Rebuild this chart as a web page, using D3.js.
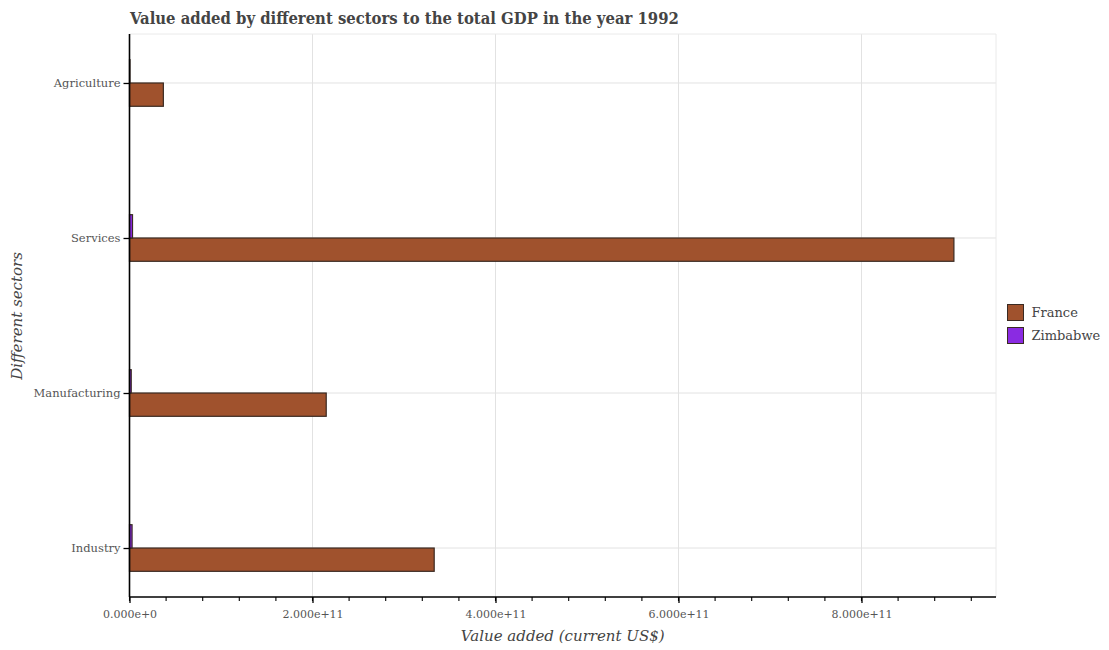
<!DOCTYPE html>
<html><head><meta charset="utf-8">
<script src="https://cdn.jsdelivr.net/npm/d3@7"></script>
<style>body{margin:0;background:#fff;} svg{display:block;}</style>
</head><body>
<svg id="c" width="1109" height="650"></svg>
<script>
const categories = ["Agriculture", "Services", "Manufacturing", "Industry"];
const seriesNames = ["France", "Zimbabwe"];
const franceValues = [3.7e10, 9.01e11, 2.15e11, 3.33e11];
const zimbabweValues = [5.5e8, 3.3e9, 1.9e9, 2.8e9];
const xTickValues = [0, 2e11, 4e11, 6e11, 8e11];
const colors = ["#a0522d", "#8a2be2"];

(function () {
const svg = d3.select("#c");
const pL = 129.5, pR = 996, pT = 34, pB = 597;
const x = d3.scaleLinear().domain([0, 9.47e11]).range([pL, pR]);
const y = d3.scalePoint().domain(categories).range([pT, pB]).padding(0.316);
const barH = 23.3;

// gridlines
const g = svg.append("g");
g.selectAll("line.vg").data(xTickValues).enter().append("line")
  .attr("x1", d => x(d)).attr("x2", d => x(d)).attr("y1", pT).attr("y2", pB)
  .attr("stroke", "#e2e2e2").attr("stroke-width", 1);
g.selectAll("line.hg").data(categories).enter().append("line")
  .attr("x1", pL).attr("x2", pR).attr("y1", d => y(d)).attr("y2", d => y(d))
  .attr("stroke", "#e2e2e2").attr("stroke-width", 1);
g.append("line").attr("x1", pL).attr("x2", pR).attr("y1", pT).attr("y2", pT)
  .attr("stroke", "#eaeaea");
g.append("line").attr("x1", pR).attr("x2", pR).attr("y1", pT).attr("y2", pB)
  .attr("stroke", "#eaeaea");

// bars
const series = [franceValues, zimbabweValues];
series.forEach((vals, si) => {
  svg.append("g").selectAll("rect").data(categories).enter().append("rect")
    .attr("x", x(0))
    .attr("y", d => si === 0 ? y(d) : y(d) - barH)
    .attr("width", (d, i) => x(vals[i]) - x(0))
    .attr("height", barH)
    .attr("fill", colors[si])
    .attr("stroke", "#3a2a22").attr("stroke-width", 1.2);
});

// x axis
const minor = d3.range(0, 9.21e11, 4e10);
const xa = svg.append("g").attr("transform", `translate(0,${pB})`);
xa.call(d3.axisBottom(x).tickValues(xTickValues).tickFormat(d3.format(".3e")).tickSizeOuter(0).tickSize(6));
xa.selectAll(".tick line").attr("stroke", "#000").attr("stroke-width", 1.3);
xa.append("g").selectAll("line").data(minor).enter().append("line")
  .attr("x1", d => x(d)).attr("x2", d => x(d)).attr("y1", 0).attr("y2", 4)
  .attr("stroke", "#000").attr("stroke-width", 1.1);
xa.select(".domain").attr("stroke", "#000").attr("stroke-width", 1.6).attr("d", `M${pL},0H${pR}`);
xa.selectAll("text").attr("font-family", "DejaVu Serif").attr("font-size", 11).attr("fill", "#555").attr("dy", "1.05em");

// y axis
const ya = svg.append("g").attr("transform", `translate(${pL},0)`);
ya.call(d3.axisLeft(y).tickSize(6).tickSizeOuter(0));
ya.selectAll(".tick line").attr("stroke", "#000").attr("stroke-width", 1.3);
ya.select(".domain").attr("d", `M0,${pT}V${pB}`).attr("stroke", "#000").attr("stroke-width", 1.6);
ya.selectAll("text").attr("font-family", "DejaVu Serif").attr("font-size", 11.5).attr("fill", "#555");

// title
svg.append("text").attr("x", 130).attr("y", 24)
  .attr("font-family", "DejaVu Serif Condensed, DejaVu Serif").attr("font-stretch", "condensed")
  .attr("font-weight", "bold").attr("font-size", 16.5).attr("fill", "#444")
  .text("Value added by different sectors to the total GDP in the year 1992");

// axis titles
svg.append("text").attr("x", (pL + pR) / 2).attr("y", 641).attr("text-anchor", "middle")
  .attr("font-family", "DejaVu Serif").attr("font-style", "italic").attr("font-size", 15).attr("fill", "#444")
  .text("Value added (current US$)");
svg.append("text").attr("transform", "translate(22,316) rotate(-90)").attr("text-anchor", "middle")
  .attr("font-family", "DejaVu Serif").attr("font-style", "italic").attr("font-size", 15).attr("fill", "#444")
  .text("Different sectors");

// legend
const lg = svg.append("g").selectAll("g").data(seriesNames).enter().append("g")
  .attr("transform", (d, i) => `translate(1007.5,${304.5 + i * 23})`);
lg.append("rect").attr("width", 16).attr("height", 16).attr("fill", (d, i) => colors[i])
  .attr("stroke", "#3a2a22").attr("stroke-width", 1);
lg.append("text").attr("x", 24).attr("y", 8).attr("dy", "0.35em")
  .attr("font-family", "DejaVu Serif").attr("font-size", 13).attr("fill", "#444").text(d => d);
})();
</script>
</body></html>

—————

GIVEN REQUEST ▸
Write down every line from the opening of the listing to the line with "const barH = 23.3;", both included, and nothing else; the pictures are omitted.

RESPONSE ▸
Rebuild this chart as a web page, using D3.js.
<!DOCTYPE html>
<html><head><meta charset="utf-8">
<script src="https://cdn.jsdelivr.net/npm/d3@7"></script>
<style>body{margin:0;background:#fff;} svg{display:block;}</style>
</head><body>
<svg id="c" width="1109" height="650"></svg>
<script>
const categories = ["Agriculture", "Services", "Manufacturing", "Industry"];
const seriesNames = ["France", "Zimbabwe"];
const franceValues = [3.7e10, 9.01e11, 2.15e11, 3.33e11];
const zimbabweValues = [5.5e8, 3.3e9, 1.9e9, 2.8e9];
const xTickValues = [0, 2e11, 4e11, 6e11, 8e11];
const colors = ["#a0522d", "#8a2be2"];

(function () {
const svg = d3.select("#c");
const pL = 129.5, pR = 996, pT = 34, pB = 597;
const x = d3.scaleLinear().domain([0, 9.47e11]).range([pL, pR]);
const y = d3.scalePoint().domain(categories).range([pT, pB]).padding(0.316);
const barH = 23.3;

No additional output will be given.